O nosso P. Abílio Correia, chamado “o apóstolo da Eucaristia” escreveu: «Os homens mostram-se sensíveis perante uma vida sacerdotal mortificada. Um coração de sacerdote que não sangre não é um coração de sacerdote». Há 100 anos (no II Congresso eucarístico arquidiocesano, Póvoa de Varzim, 2 a 5 de julho de 1925), apresentou-se assim: «pobre pároco de uma pobre aldeia, onde não há um chapéu, onde não há uma gravata, onde apenas há uma escola, e essa há um ano, onde nem sequer há correio, mal pode falar numa assembleia tão brilhante», concluindo com um voto: «Comungar! Comungar! Comungar!»

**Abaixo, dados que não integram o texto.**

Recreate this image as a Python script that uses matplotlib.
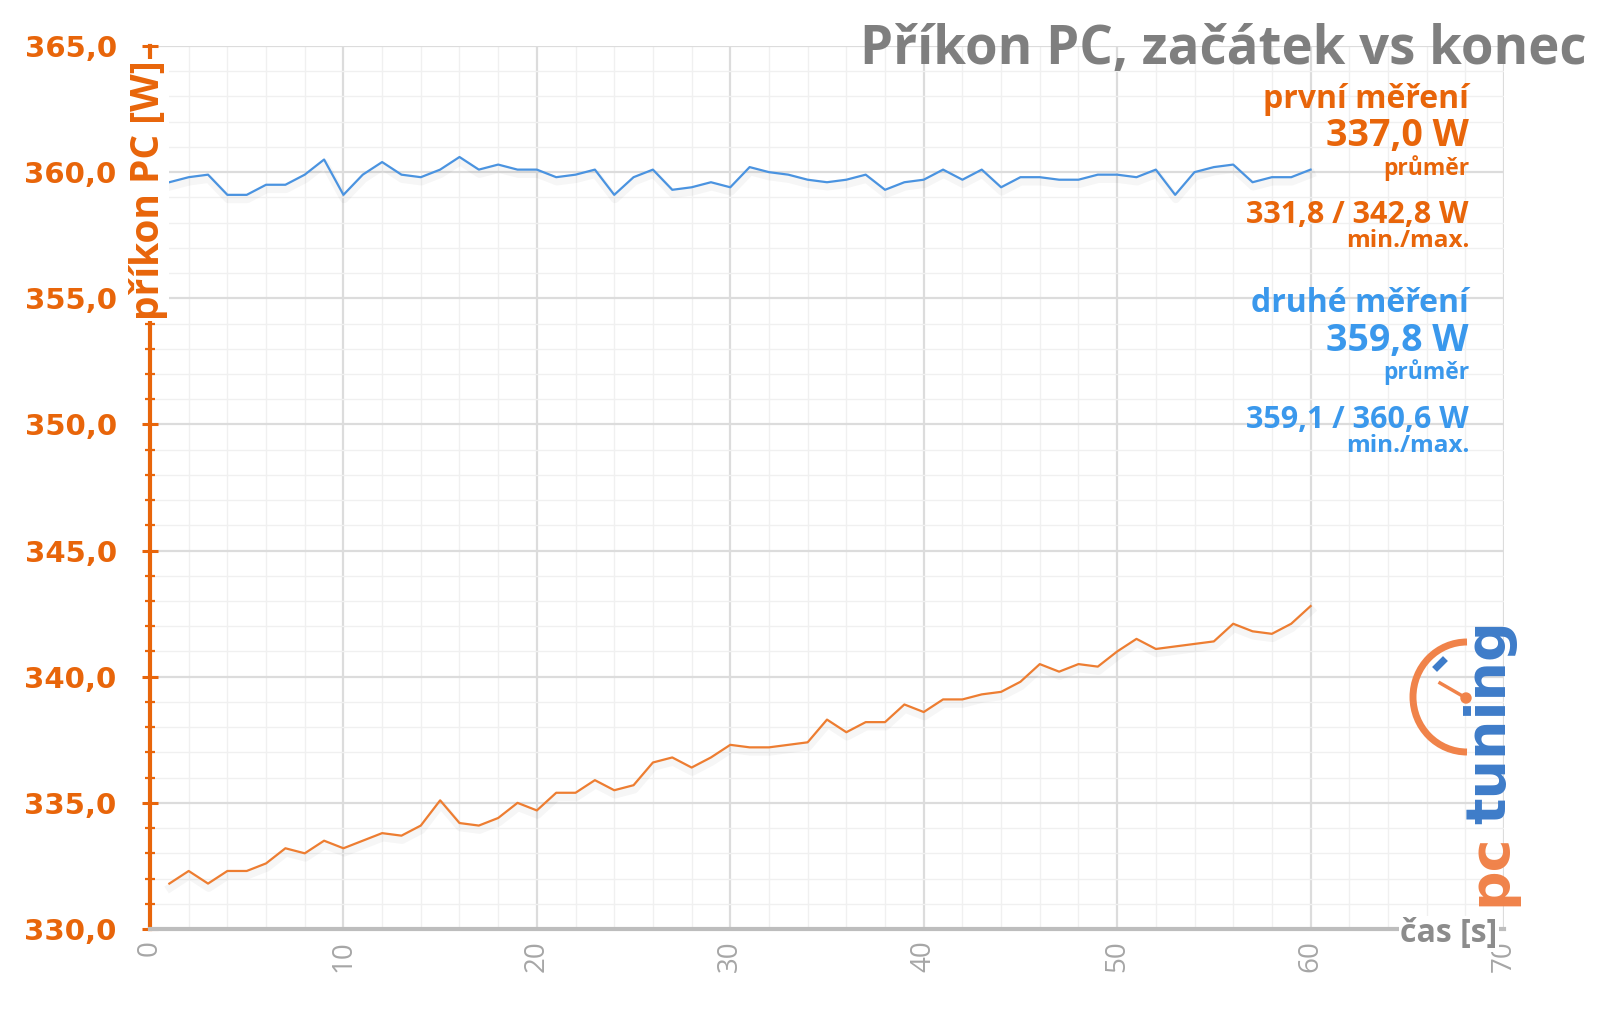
import numpy as np
import matplotlib
matplotlib.use('Agg')
import matplotlib.pyplot as plt
import matplotlib.patheffects as pe
from matplotlib.patches import Arc, Circle
from matplotlib.lines import Line2D
from matplotlib.ticker import MultipleLocator, FuncFormatter

# data
cas = list(range(1, 61))
prvni = [331.8, 332.3, 331.8, 332.3, 332.3, 332.6, 333.2, 333.0, 333.5, 333.2,
         333.5, 333.8, 333.7, 334.1, 335.1, 334.2, 334.1, 334.4, 335.0, 334.7,
         335.4, 335.4, 335.9, 335.5, 335.7, 336.6, 336.8, 336.4, 336.8, 337.3,
         337.2, 337.2, 337.3, 337.4, 338.3, 337.8, 338.2, 338.2, 338.9, 338.6,
         339.1, 339.1, 339.3, 339.4, 339.8, 340.5, 340.2, 340.5, 340.4, 341.0,
         341.5, 341.1, 341.2, 341.3, 341.4, 342.1, 341.8, 341.7, 342.1, 342.8]
druhe = [359.6, 359.8, 359.9, 359.1, 359.1, 359.5, 359.5, 359.9, 360.5, 359.1,
         359.9, 360.4, 359.9, 359.8, 360.1, 360.6, 360.1, 360.3, 360.1, 360.1,
         359.8, 359.9, 360.1, 359.1, 359.8, 360.1, 359.3, 359.4, 359.6, 359.4,
         360.2, 360.0, 359.9, 359.7, 359.6, 359.7, 359.9, 359.3, 359.6, 359.7,
         360.1, 359.7, 360.1, 359.4, 359.8, 359.8, 359.7, 359.7, 359.9, 359.9,
         359.8, 360.1, 359.1, 360.0, 360.2, 360.3, 359.6, 359.8, 359.8, 360.1]

popis_prvni = ['první měření', '337,0 W', 'průměr', '331,8 / 342,8 W', 'min./max.']
popis_druhe = ['druhé měření', '359,8 W', 'průměr', '359,1 / 360,6 W', 'min./max.']

ORANZ = '#E8650A'
ORANZ_CARA = '#ED7D31'
MODRA = '#3A98EC'
MODRA_CARA = '#4A93E0'
SEDA = '#7F7F7F'

W, H = 1600, 1011
fig = plt.figure(figsize=(W / 100, H / 100), dpi=100)
ax = fig.add_axes([150 / W, 1 - 929 / H, (1504 - 150) / W, (929 - 46) / H])

stin = [pe.SimpleLineShadow(offset=(0.5, -3), alpha=0.035, linewidth=6), pe.Normal()]
ax.plot(cas, druhe, color=MODRA_CARA, lw=1.6, zorder=3, path_effects=stin)
ax.plot(cas, prvni, color=ORANZ_CARA, lw=1.6, zorder=3, path_effects=stin)

ax.set_xlim(0, 70)
ax.set_ylim(330, 365)
ax.xaxis.set_major_locator(MultipleLocator(10))
ax.xaxis.set_minor_locator(MultipleLocator(2))
ax.yaxis.set_major_locator(MultipleLocator(5))
ax.yaxis.set_minor_locator(MultipleLocator(1))
ax.yaxis.set_major_formatter(FuncFormatter(lambda v, p: f'{v:.1f}'.replace('.', ',')))

ax.grid(which='major', color='#dcdcdc', lw=1.6, zorder=0)
ax.grid(which='minor', color='#f0f0f0', lw=1.0, zorder=0)
ax.set_axisbelow(True)

for s in ['top', 'right']:
    ax.spines[s].set_visible(False)
ax.spines['left'].set_color(ORANZ)
ax.spines['left'].set_linewidth(3)
ax.spines['bottom'].set_color('#bdbdbd')
ax.spines['bottom'].set_linewidth(3)

ax.tick_params(axis='y', which='major', direction='inout', length=12, width=2.2,
               color=ORANZ, labelcolor=ORANZ, labelsize=21, pad=18)
ax.tick_params(axis='y', which='minor', direction='inout', length=7, width=1.6,
               color=ORANZ)
for t in ax.get_yticklabels():
    t.set_fontweight('bold')
ax.tick_params(axis='x', which='major', length=0, labelcolor='#a6a6a6',
               labelsize=20, labelrotation=90, pad=8)
ax.tick_params(axis='x', which='minor', length=0)
for t in ax.get_xticklabels():
    t.set_family('Open Sans')

# titulek a popisky os
fig.text(1586 / W, 1 - 50 / H, 'Příkon PC, začátek vs konec', ha='right', va='center',
         color=SEDA, fontsize=38, fontweight='bold', family='Open Sans')
fig.text(148 / W, 1 - 190 / H, 'příkon PC [W]', rotation=90, ha='center', va='center',
         color=ORANZ, fontsize=28, fontweight='bold', family='Open Sans',
         bbox=dict(facecolor='white', edgecolor='none', pad=1))
fig.text(1449 / W, 1 - 934 / H, 'čas [s]', ha='center', va='center',
         color='#8c8c8c', fontsize=23, fontweight='bold', family='Open Sans',
         bbox=dict(facecolor='white', edgecolor='none', pad=1))

# souhrny vpravo
velikosti = [23, 27, 16.5, 22, 17.5]
y_prvni = [100, 136, 168, 215, 241]
y_druhe = [303, 341, 372, 420, 446]
for txt, fs, yy in zip(popis_prvni, velikosti, y_prvni):
    fig.text(1469 / W, 1 - yy / H, txt, ha='right', va='center', color=ORANZ,
             fontsize=fs, fontweight='bold', family='Open Sans')
for txt, fs, yy in zip(popis_druhe, velikosti, y_druhe):
    fig.text(1469 / W, 1 - yy / H, txt, ha='right', va='center', color=MODRA,
             fontsize=fs, fontweight='bold', family='Open Sans')

# logo pctuning
fig.text(1490 / W, 1 - 906 / H, 'pc', rotation=90, ha='center', va='bottom',
         color='#F0834A', fontsize=40, fontweight='bold', family='DejaVu Sans')
fig.text(1490 / W, 1 - 824 / H, 'tuning', rotation=90, ha='center', va='bottom',
         color='#3E7CC9', fontsize=40, fontweight='bold', family='DejaVu Sans')
cx, cy = 1467 / 100, (H - 697) / 100
fig.patches.append(Arc((cx, cy), 1.08, 1.1, theta1=90, theta2=270, lw=5,
                       color='#F0834A', transform=fig.dpi_scale_trans, figure=fig))
fig.lines.append(Line2D([cx - 0.27, cx - 0.01], [cy + 0.14, cy - 0.01], lw=2.5,
                        color='#F0834A', transform=fig.dpi_scale_trans, figure=fig))
fig.patches.append(Circle((cx - 0.01, cy - 0.01), 0.05, color='#F0834A',
                          transform=fig.dpi_scale_trans, figure=fig))
fig.lines.append(Line2D([cx - 0.3, cx - 0.24], [cy + 0.3, cy + 0.36], lw=5,
                        color='#3E7CC9', transform=fig.dpi_scale_trans, figure=fig))

fig.savefig('out.png', dpi=100)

Só na comunhão e na caridade fraterna é credível a evangelização. São Paulo VI ao falar da evangelização como um ato eclesial, parte duma dupla convicção: «A primeira é a seguinte: evangelizar não é para quem quer que seja um ato individual e isolado, mas profundamente eclesial. Assim, quando o mais obscuro dos pregadores, dos catequistas ou dos pastores, no rincão mais remoto, prega o Evangelho, reúne a sua pequena comunidade, ou administra um sacramento, mesmo sozinho, ele perfaz um ato de Igreja e o seu gesto está certamente conexo, por relações institucionais, como também por vínculos invisíveis e por raízes recônditas da ordem da graça, à atividade evangelizadora de toda a Igreja. Isto pressupõe, porém, que ele age, não por uma missão pessoal que se atribuísse a si próprio, ou por uma inspiração pessoal, mas em união com a missão da Igreja e em nome da mesma. Donde, a segunda convicção: se cada um evangeliza em nome da Igreja, o que ela mesma faz em virtude de um mandato do Senhor, nenhum evangelizador é o senhor absoluto da sua ação evangelizadora, dotado de um poder discricionário para realizar segundo critérios e perspetivas individualistas tal obra, mas em comunhão com a Igreja e com os seus Pastores» (EN 60).
Da comunhão à missão. O cultivo da comunhão é desafio sempre novo. Este é o caminho para continuarmos a eucaristizar, esperançar e sinodalizar vitalmente o caminho de Páscoa, numa participação ativa e criativa para servir e acolher a todos.
Caríssimos bispos, presbíteros, diáconos e seminaristas: obrigado por serdes um profícuo testemunho de esperança para o Povo de Deus!